Poem by Desmond O'Grady

This is one of those poems, like R.S. Thomas' "Song at the Year's Turning," that I can't really figure out but love very much anyway. I love "fisted flex of heart." Also how "staring staring silence" is revisited later with the "Unwinking eyes of saints" and "I felt the Churcheyed, fidget fear." I love the structure of the three long sentences that make up the three stanzas, and the tone of frustration, perhaps tinged with surrender. Perhaps not tinged with surrender. I'm not really sure. I like the outraged shock in the question of the title. Is it outraged shock?
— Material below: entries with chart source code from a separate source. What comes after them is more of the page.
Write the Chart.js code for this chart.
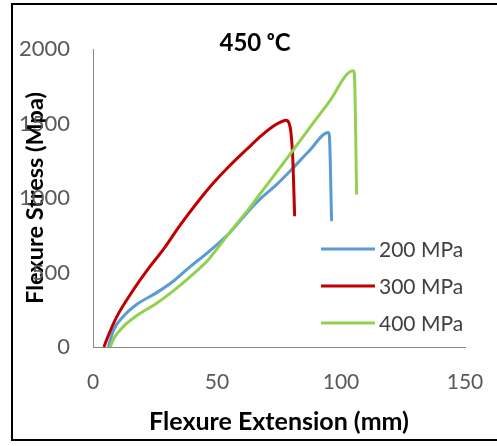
<!DOCTYPE html>
<html>
<head>
<meta charset="utf-8">
<script src="https://cdn.jsdelivr.net/npm/chart.js@4.4.1/dist/chart.umd.min.js"></script>
<style>
  html, body { margin: 0; padding: 0; background: #fff; }
  #wrap { width: 497px; height: 446px; }
</style>
</head>
<body>
<div id="wrap"><canvas id="chart" width="497" height="446"></canvas></div>
<script>
// values
const seriesNames = ["200 MPa", "300 MPa", "400 MPa"];
const seriesColors = ["#5B9BD5", "#C00000", "#92D050"];

const ext200 = [6.2, 8.2, 12.2, 18, 25.7, 33, 39.2, 46, 55, 62.6, 67.2, 74, 80, 87.4, 94.8, 95.3, 96.2];
const str200 = [0, 110, 205, 290, 365, 450, 540, 630, 765, 910, 990, 1090, 1190, 1320, 1440, 1420, 845];

const ext300 = [4.4, 6, 9.6, 16.3, 23, 28.3, 35, 43, 48.6, 55, 62, 68, 72.8, 76, 77.8, 79, 79.8, 80.6, 81.3];
const str300 = [0, 70, 204, 384, 541, 653, 815, 990, 1102, 1215, 1327, 1420, 1483, 1512, 1522, 1505, 1440, 1250, 877];

const ext400 = [6.9, 8.5, 12.2, 18, 25.7, 33, 39.2, 46.5, 55, 62.6, 67.2, 75, 84, 87.4, 95, 104.9, 105.4, 106.3];
const str400 = [0, 60, 137, 215, 294, 385, 473, 586, 766, 922, 1024, 1195, 1395, 1473, 1640, 1854, 1830, 1024];

const xTicks = [0, 50, 100, 150];
const yTicks = [0, 500, 1000, 1500, 2000];

const chartTitle = "450 ᵒC";
const xTitle = "Flexure Extension (mm)";
const yTitle = "Flexure Stress (Mpa)";

function toPoints(xs, ys) {
    return xs.map((x, i) => ({x: x, y: ys[i]}));
}

const allX = [ext200, ext300, ext400];
const allY = [str200, str300, str400];

// Excel draws the last series on top
let datasets = seriesNames.map((name, i) => ({
    label: name,
    data: toPoints(allX[i], allY[i]),
    borderColor: seriesColors[i],
    backgroundColor: seriesColors[i],
    borderWidth: 3,
    pointRadius: 0,
    showLine: true,
    fill: false,
    cubicInterpolationMode: "monotone",
    order: seriesNames.length - i
}));

// outer frame round the whole chart
const framePlugin = {
    id: "frame",
    beforeDraw(chart) {
        let ctx = chart.ctx;
        ctx.save();
        ctx.fillStyle = "#fff";
        ctx.fillRect(0, 0, chart.width, chart.height);
        ctx.strokeStyle = "#000";
        ctx.lineWidth = 2;
        ctx.strokeRect(12, 4, 500, 436);
        ctx.restore();
    }
};

// title with the raised "o"
const titlePlugin = {
    id: "topTitle",
    afterDraw(chart) {
        let ctx = chart.ctx;
        ctx.save();
        ctx.font = "bold 24px Lato, 'DejaVu Sans'";
        ctx.fillStyle = "#000";
        ctx.textAlign = "center";
        ctx.textBaseline = "middle";
        ctx.fillText(chartTitle, 255, 43);
        ctx.restore();
    }
};

// legend sits inside the plot, lower right
const legendPlugin = {
    id: "insideLegend",
    afterDraw(chart) {
        let ctx = chart.ctx;
        ctx.save();
        ctx.font = "21px Lato";
        ctx.textAlign = "left";
        ctx.textBaseline = "middle";
        seriesNames.forEach((name, i) => {
            let y = 249 + i * 37;
            ctx.strokeStyle = seriesColors[i];
            ctx.lineWidth = 3;
            ctx.beginPath();
            ctx.moveTo(321, y);
            ctx.lineTo(375, y);
            ctx.stroke();
            ctx.fillStyle = "#404040";
            ctx.fillText(name, 379, y + 1);
        });
        ctx.restore();
    }
};

let ctx = document.getElementById("chart").getContext("2d");
let chart = new Chart(ctx, {
    type: "scatter",
    data: { datasets: datasets },
    plugins: [framePlugin, titlePlugin, legendPlugin],
    options: {
        responsive: false,
        animation: false,
        devicePixelRatio: 1,
        layout: {
            padding: { left: 0, right: 32, top: 49, bottom: 0 }
        },
        plugins: {
            legend: { display: false },
            title: { display: false },
            tooltip: { enabled: false }
        },
        scales: {
            x: {
                type: "linear",
                min: 0,
                max: 150,
                afterBuildTicks: function(scale) {
                    scale.ticks = xTicks.map(v => ({value: v}));
                },
                afterFit: function(scale) { scale.height = 99; },
                // ticks are not drawn, tickLength only pushes the labels down
                grid: { display: false, drawTicks: true, tickLength: 20 },
                border: { display: true, color: "#888", width: 1 },
                ticks: {
                    padding: 3,
                    color: "#595959",
                    font: { family: "Lato", size: 21 },
                    maxRotation: 0,
                    callback: v => String(v)
                },
                title: {
                    display: true,
                    text: xTitle,
                    color: "#000",
                    font: { family: "Lato", size: 25, weight: "bold" },
                    padding: { top: 0, bottom: 9 }
                }
            },
            y: {
                type: "linear",
                min: 0,
                max: 2000,
                afterBuildTicks: function(scale) {
                    scale.ticks = yTicks.map(v => ({value: v}));
                },
                afterFit: function(scale) { scale.width = 93; },
                grid: { display: false, drawTicks: true, tickLength: 20 },
                border: { display: true, color: "#888", width: 1 },
                ticks: {
                    padding: 3,
                    color: "#595959",
                    font: { family: "Lato", size: 22 },
                    callback: v => String(v)
                },
                title: {
                    display: true,
                    text: yTitle,
                    color: "#000",
                    font: { family: "Lato", size: 23.5, weight: "bold" },
                    padding: { top: 21, bottom: 0 }
                }
            }
        }
    }
});
</script>
</body>
</html>
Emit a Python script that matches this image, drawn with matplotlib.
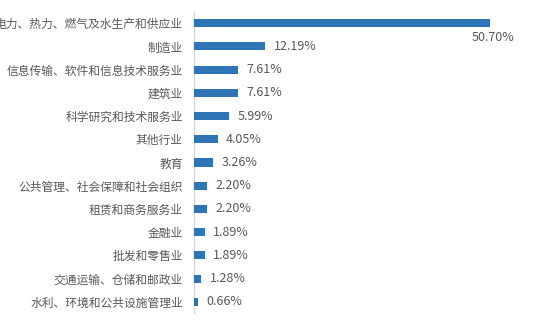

Is it a sort of mocking of teenage petulance? There's some kind of returning going on, but is it to an emotion? Or a place? And if it's to a place, is it a physical place or a spiritual one? Maybe it's all of these things. Or none of them. I can't really figure it out. But still I love this poem by the Irishman, Desmond O'Grady, which I found in his 1967 collection called The Dark Edge of Europe.


Was I Supposed to Know?
When,
In a blue-sharp, fallow sky,
With wind in hair
And grey of rock, angled by ages, sharpening the eye,
I
Stamped down that cut stone stair
Towards sand and sea
And clawed, nails scratching, down from the deaf-mute cliffs to where
Were track and trees below --
Was I supposed to know?

When,
With senses quick as compass
And tightened skin,
In breaking clearing, fell on Church and Churchyard moss
I,
Helpless, toeheeled in
To Christ and Cross
And staring staring silence, felt small as a pin,
Felt schoolboy years ago --
Was I supposed to know?

Was I supposed to know
That each fisted flex of heart
And wide of eye,
Each pitch of thought in bone-sprung skull; each stutter start
Of unravelled blood in my
Knit flesh and bone;
And every studied part I cast me as a boy;
That all my rebel scorn
And mock at prayer,
My every bedded bitch and spilled out kids unborn,
Were
All marked mine with care --
By some high Law
Or some high guiding Plan -- to lead me back to where,
Again,
With coffin smell of pew
And chris of Cross,
Unwinking eyes of saints and hushed confession queue --
For one loud nervous boot
Of frightened heart,
I felt the Churcheyed, fidget fear of schooltied youth?